* _What this task involves_
Quote the listing in full, exactly as given, minus any pictures.

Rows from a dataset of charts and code
------

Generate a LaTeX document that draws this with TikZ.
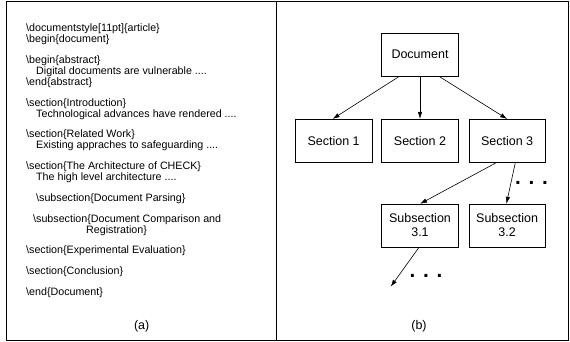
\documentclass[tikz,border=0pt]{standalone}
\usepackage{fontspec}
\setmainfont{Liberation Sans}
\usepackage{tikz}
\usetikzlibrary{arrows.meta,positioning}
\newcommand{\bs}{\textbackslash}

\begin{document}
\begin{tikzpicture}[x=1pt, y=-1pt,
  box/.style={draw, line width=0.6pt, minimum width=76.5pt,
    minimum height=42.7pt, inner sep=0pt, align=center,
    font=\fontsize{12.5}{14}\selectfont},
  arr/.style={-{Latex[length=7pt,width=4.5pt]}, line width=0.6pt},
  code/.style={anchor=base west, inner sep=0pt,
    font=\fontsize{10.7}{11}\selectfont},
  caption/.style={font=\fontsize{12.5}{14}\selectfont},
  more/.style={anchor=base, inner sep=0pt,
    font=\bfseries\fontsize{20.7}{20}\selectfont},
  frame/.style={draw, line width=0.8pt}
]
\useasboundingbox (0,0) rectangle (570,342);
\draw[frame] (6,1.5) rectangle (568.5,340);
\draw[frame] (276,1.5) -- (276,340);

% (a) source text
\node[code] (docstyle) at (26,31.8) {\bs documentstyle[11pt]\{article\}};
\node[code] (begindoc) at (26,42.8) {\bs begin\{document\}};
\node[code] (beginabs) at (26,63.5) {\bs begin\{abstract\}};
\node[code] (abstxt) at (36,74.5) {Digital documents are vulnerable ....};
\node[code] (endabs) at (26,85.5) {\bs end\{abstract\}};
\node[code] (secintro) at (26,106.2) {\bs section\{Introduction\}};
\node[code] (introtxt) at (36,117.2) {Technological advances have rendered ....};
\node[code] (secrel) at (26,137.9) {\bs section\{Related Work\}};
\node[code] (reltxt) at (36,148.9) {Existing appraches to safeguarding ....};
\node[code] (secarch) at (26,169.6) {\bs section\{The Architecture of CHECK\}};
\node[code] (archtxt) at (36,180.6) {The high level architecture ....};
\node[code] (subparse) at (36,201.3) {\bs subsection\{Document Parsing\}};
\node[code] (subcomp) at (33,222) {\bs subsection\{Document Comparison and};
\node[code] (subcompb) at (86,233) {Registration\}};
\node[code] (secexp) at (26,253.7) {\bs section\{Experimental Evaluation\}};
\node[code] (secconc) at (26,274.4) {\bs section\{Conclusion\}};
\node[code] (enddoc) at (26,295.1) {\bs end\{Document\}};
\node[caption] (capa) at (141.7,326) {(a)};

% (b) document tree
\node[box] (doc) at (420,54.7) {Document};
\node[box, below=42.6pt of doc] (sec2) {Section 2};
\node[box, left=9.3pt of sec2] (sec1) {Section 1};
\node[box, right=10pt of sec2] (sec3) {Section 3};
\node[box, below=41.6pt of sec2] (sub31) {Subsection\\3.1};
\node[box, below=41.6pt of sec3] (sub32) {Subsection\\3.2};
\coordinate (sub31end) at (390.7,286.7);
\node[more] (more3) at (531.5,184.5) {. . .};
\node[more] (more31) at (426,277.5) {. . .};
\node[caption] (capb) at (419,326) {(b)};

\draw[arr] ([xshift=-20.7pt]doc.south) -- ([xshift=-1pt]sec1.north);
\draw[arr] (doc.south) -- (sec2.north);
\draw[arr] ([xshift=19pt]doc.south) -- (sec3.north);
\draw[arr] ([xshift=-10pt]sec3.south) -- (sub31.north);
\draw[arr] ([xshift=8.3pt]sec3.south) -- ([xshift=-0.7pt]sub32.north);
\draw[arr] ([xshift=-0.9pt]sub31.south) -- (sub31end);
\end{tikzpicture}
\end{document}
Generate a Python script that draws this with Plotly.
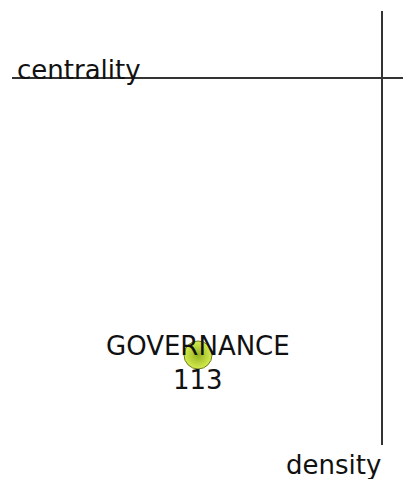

------

* _The solution_
Generate a LaTeX document that draws this with TikZ.
\documentclass[tikz,border=0pt]{standalone}
\usepackage{fontspec}
\setmainfont{Liberation Sans}
\usepackage{tikz}
\usetikzlibrary{arrows.meta,positioning}
\newcommand{\bs}{\textbackslash}

\begin{document}
\begin{tikzpicture}[x=1pt, y=-1pt,
  box/.style={draw, line width=0.6pt, minimum width=76.5pt,
    minimum height=42.7pt, inner sep=0pt, align=center,
    font=\fontsize{12.5}{14}\selectfont},
  arr/.style={-{Latex[length=7pt,width=4.5pt]}, line width=0.6pt},
  code/.style={anchor=base west, inner sep=0pt,
    font=\fontsize{10.7}{11}\selectfont},
  caption/.style={font=\fontsize{12.5}{14}\selectfont},
  more/.style={anchor=base, inner sep=0pt,
    font=\bfseries\fontsize{20.7}{20}\selectfont},
  frame/.style={draw, line width=0.8pt}
]
\useasboundingbox (0,0) rectangle (570,342);
\draw[frame] (6,1.5) rectangle (568.5,340);
\draw[frame] (276,1.5) -- (276,340);

% (a) source text
\node[code] (docstyle) at (26,31.8) {\bs documentstyle[11pt]\{article\}};
\node[code] (begindoc) at (26,42.8) {\bs begin\{document\}};
\node[code] (beginabs) at (26,63.5) {\bs begin\{abstract\}};
\node[code] (abstxt) at (36,74.5) {Digital documents are vulnerable ....};
\node[code] (endabs) at (26,85.5) {\bs end\{abstract\}};
\node[code] (secintro) at (26,106.2) {\bs section\{Introduction\}};
\node[code] (introtxt) at (36,117.2) {Technological advances have rendered ....};
\node[code] (secrel) at (26,137.9) {\bs section\{Related Work\}};
\node[code] (reltxt) at (36,148.9) {Existing appraches to safeguarding ....};
\node[code] (secarch) at (26,169.6) {\bs section\{The Architecture of CHECK\}};
\node[code] (archtxt) at (36,180.6) {The high level architecture ....};
\node[code] (subparse) at (36,201.3) {\bs subsection\{Document Parsing\}};
\node[code] (subcomp) at (33,222) {\bs subsection\{Document Comparison and};
\node[code] (subcompb) at (86,233) {Registration\}};
\node[code] (secexp) at (26,253.7) {\bs section\{Experimental Evaluation\}};
\node[code] (secconc) at (26,274.4) {\bs section\{Conclusion\}};
\node[code] (enddoc) at (26,295.1) {\bs end\{Document\}};
\node[caption] (capa) at (141.7,326) {(a)};

% (b) document tree
\node[box] (doc) at (420,54.7) {Document};
\node[box, below=42.6pt of doc] (sec2) {Section 2};
\node[box, left=9.3pt of sec2] (sec1) {Section 1};
\node[box, right=10pt of sec2] (sec3) {Section 3};
\node[box, below=41.6pt of sec2] (sub31) {Subsection\\3.1};
\node[box, below=41.6pt of sec3] (sub32) {Subsection\\3.2};
\coordinate (sub31end) at (390.7,286.7);
\node[more] (more3) at (531.5,184.5) {. . .};
\node[more] (more31) at (426,277.5) {. . .};
\node[caption] (capb) at (419,326) {(b)};

\draw[arr] ([xshift=-20.7pt]doc.south) -- ([xshift=-1pt]sec1.north);
\draw[arr] (doc.south) -- (sec2.north);
\draw[arr] ([xshift=19pt]doc.south) -- (sec3.north);
\draw[arr] ([xshift=-10pt]sec3.south) -- (sub31.north);
\draw[arr] ([xshift=8.3pt]sec3.south) -- ([xshift=-0.7pt]sub32.north);
\draw[arr] ([xshift=-0.9pt]sub31.south) -- (sub31end);
\end{tikzpicture}
\end{document}
Generate a Python script that draws this with Plotly.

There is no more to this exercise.